# Source data:
________________________________________

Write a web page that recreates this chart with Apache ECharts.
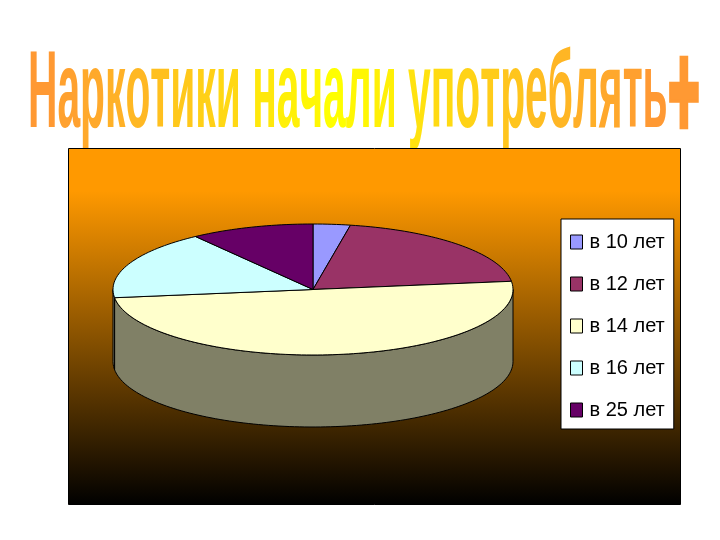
<!DOCTYPE html>
<html><head><meta charset="utf-8">
<style>html,body{margin:0;padding:0;background:#fff}#c{width:720px;height:540px}</style>
<script src="https://cdn.jsdelivr.net/npm/echarts@6/dist/echarts.min.js"></script>
</head><body><div id="c"></div>
<script>
const titleText = "Наркотики начали употреблять";
const titleSuffix = "+";
const categories = ["в 10 лет","в 12 лет","в 14 лет","в 16 лет","в 25 лет"];
const values = [3,20,50,17,10];
const colors = ["#9999FF","#993366","#FFFFCC","#CCFFFF","#660066"];
const wallColor = "#808066";
const total = values.reduce((a,b)=>a+b,0);
const cx=313, cy=289.5, rx=200, ry=65.5, depth=72;
function pt(t,dy){const r=t*Math.PI/180;return [cx+rx*Math.sin(r),cy-ry*Math.cos(r)+(dy||0)];}
function arc(a,b,dy){const pts=[];const n=Math.max(2,Math.ceil((b-a)/1.5));for(let i=0;i<=n;i++)pts.push(pt(a+(b-a)*i/n,dy));return pts;}
function renderSlice(params,api){
  const idx=params.seriesIndex;
  let before=0;for(let i=0;i<idx;i++)before+=values[i];
  const a0=before/total*360,a1=(before+api.value(0))/total*360;
  const children=[];
  const wa=Math.max(a0,90),wb=Math.min(a1,270);
  if(wb>wa){
    const top=arc(wa,wb,0),bot=arc(wa,wb,depth).reverse();
    children.push({type:'polygon',shape:{points:top.concat(bot)},style:{fill:wallColor,stroke:'#000',lineWidth:1}});
  }
  children.push({type:'polygon',shape:{points:[[cx,cy]].concat(arc(a0,a1,0))},style:{fill:colors[idx],stroke:'#000',lineWidth:1}});
  return {type:'group',children};
}
// title gradient: one colour per letter, orange -> yellow -> orange
function titleColor(f){
  const p=0.48,u=f<p?f/p:(1-f)/(1-p);
  return 'rgb(255,'+Math.round(153+102*u)+','+Math.round(51-51*u)+')';
}
const shadow={textShadowColor:'#aaaaaa',textShadowOffsetX:2,textShadowOffsetY:2,textShadowBlur:0};
const rich={};let fmt='';
[...titleText].forEach((ch,i,arr)=>{
  rich['c'+i]=Object.assign({fill:titleColor(i/(arr.length-1)),font:'bold 109px "Liberation Sans"'},shadow);
  fmt+='{c'+i+'|'+ch+'}';
});
const chart=echarts.init(document.getElementById('c'),null,{renderer:'canvas',width:720,height:540});
chart.setOption({
  animation:false,
  backgroundColor:'#fff',
  graphic:[
    {type:'rect',z:-1,silent:true,shape:{x:68.5,y:148.5,width:612,height:356},
     style:{stroke:'#000',lineWidth:1,fill:new echarts.graphic.LinearGradient(0,0,0,1,[
       {offset:0,color:'#FF9900'},{offset:0.12,color:'#FF9900'},{offset:1,color:'#000000'}])}},
    {type:'text',z:-2,silent:true,x:28,y:151,scaleX:0.374,scaleY:1,
     style:Object.assign({text:fmt,rich,font:'bold 109px "Liberation Sans"',textVerticalAlign:'bottom',textAlign:'left'},shadow)},
    {type:'text',z:-2,silent:true,x:684,y:166,scaleX:0.67,scaleY:1.65,
     style:Object.assign({text:titleSuffix,font:'bold 80px "Liberation Sans"',fill:'#FF9933',stroke:'#FF9933',lineWidth:4,textVerticalAlign:'bottom',textAlign:'center'},shadow)}
  ],
  legend:{
    orient:'vertical',left:561,top:219,
    data:categories,backgroundColor:'#fff',borderColor:'#000',borderWidth:1,
    padding:[13,9,9,9],itemGap:22,itemWidth:12,itemHeight:14,icon:'rect',selectedMode:false,
    itemStyle:{borderColor:'#000',borderWidth:1},
    textStyle:{fontFamily:'"Liberation Sans"',fontSize:20,color:'#000',padding:[0,0,0,2]}
  },
  series:categories.map((name,i)=>({
    type:'custom',name,coordinateSystem:'none',silent:true,
    itemStyle:{color:colors[i]},
    renderItem:renderSlice,
    data:[[values[i]]]
  }))
});
</script></body></html>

________________________________________

Copy the data word for word. Pictures do not go in the copy.

# Response to this exercise:
Write a web page that recreates this chart with Apache ECharts.
<!DOCTYPE html>
<html><head><meta charset="utf-8">
<style>html,body{margin:0;padding:0;background:#fff}#c{width:720px;height:540px}</style>
<script src="https://cdn.jsdelivr.net/npm/echarts@6/dist/echarts.min.js"></script>
</head><body><div id="c"></div>
<script>
const titleText = "Наркотики начали употреблять";
const titleSuffix = "+";
const categories = ["в 10 лет","в 12 лет","в 14 лет","в 16 лет","в 25 лет"];
const values = [3,20,50,17,10];
const colors = ["#9999FF","#993366","#FFFFCC","#CCFFFF","#660066"];
const wallColor = "#808066";
const total = values.reduce((a,b)=>a+b,0);
const cx=313, cy=289.5, rx=200, ry=65.5, depth=72;
function pt(t,dy){const r=t*Math.PI/180;return [cx+rx*Math.sin(r),cy-ry*Math.cos(r)+(dy||0)];}
function arc(a,b,dy){const pts=[];const n=Math.max(2,Math.ceil((b-a)/1.5));for(let i=0;i<=n;i++)pts.push(pt(a+(b-a)*i/n,dy));return pts;}
function renderSlice(params,api){
  const idx=params.seriesIndex;
  let before=0;for(let i=0;i<idx;i++)before+=values[i];
  const a0=before/total*360,a1=(before+api.value(0))/total*360;
  const children=[];
  const wa=Math.max(a0,90),wb=Math.min(a1,270);
  if(wb>wa){
    const top=arc(wa,wb,0),bot=arc(wa,wb,depth).reverse();
    children.push({type:'polygon',shape:{points:top.concat(bot)},style:{fill:wallColor,stroke:'#000',lineWidth:1}});
  }
  children.push({type:'polygon',shape:{points:[[cx,cy]].concat(arc(a0,a1,0))},style:{fill:colors[idx],stroke:'#000',lineWidth:1}});
  return {type:'group',children};
}
// title gradient: one colour per letter, orange -> yellow -> orange
function titleColor(f){
  const p=0.48,u=f<p?f/p:(1-f)/(1-p);
  return 'rgb(255,'+Math.round(153+102*u)+','+Math.round(51-51*u)+')';
}
const shadow={textShadowColor:'#aaaaaa',textShadowOffsetX:2,textShadowOffsetY:2,textShadowBlur:0};
const rich={};let fmt='';
[...titleText].forEach((ch,i,arr)=>{
  rich['c'+i]=Object.assign({fill:titleColor(i/(arr.length-1)),font:'bold 109px "Liberation Sans"'},shadow);
  fmt+='{c'+i+'|'+ch+'}';
});
const chart=echarts.init(document.getElementById('c'),null,{renderer:'canvas',width:720,height:540});
chart.setOption({
  animation:false,
  backgroundColor:'#fff',
  graphic:[
    {type:'rect',z:-1,silent:true,shape:{x:68.5,y:148.5,width:612,height:356},
     style:{stroke:'#000',lineWidth:1,fill:new echarts.graphic.LinearGradient(0,0,0,1,[
       {offset:0,color:'#FF9900'},{offset:0.12,color:'#FF9900'},{offset:1,color:'#000000'}])}},
    {type:'text',z:-2,silent:true,x:28,y:151,scaleX:0.374,scaleY:1,
     style:Object.assign({text:fmt,rich,font:'bold 109px "Liberation Sans"',textVerticalAlign:'bottom',textAlign:'left'},shadow)},
    {type:'text',z:-2,silent:true,x:684,y:166,scaleX:0.67,scaleY:1.65,
     style:Object.assign({text:titleSuffix,font:'bold 80px "Liberation Sans"',fill:'#FF9933',stroke:'#FF9933',lineWidth:4,textVerticalAlign:'bottom',textAlign:'center'},shadow)}
  ],
  legend:{
    orient:'vertical',left:561,top:219,
    data:categories,backgroundColor:'#fff',borderColor:'#000',borderWidth:1,
    padding:[13,9,9,9],itemGap:22,itemWidth:12,itemHeight:14,icon:'rect',selectedMode:false,
    itemStyle:{borderColor:'#000',borderWidth:1},
    textStyle:{fontFamily:'"Liberation Sans"',fontSize:20,color:'#000',padding:[0,0,0,2]}
  },
  series:categories.map((name,i)=>({
    type:'custom',name,coordinateSystem:'none',silent:true,
    itemStyle:{color:colors[i]},
    renderItem:renderSlice,
    data:[[values[i]]]
  }))
});
</script></body></html>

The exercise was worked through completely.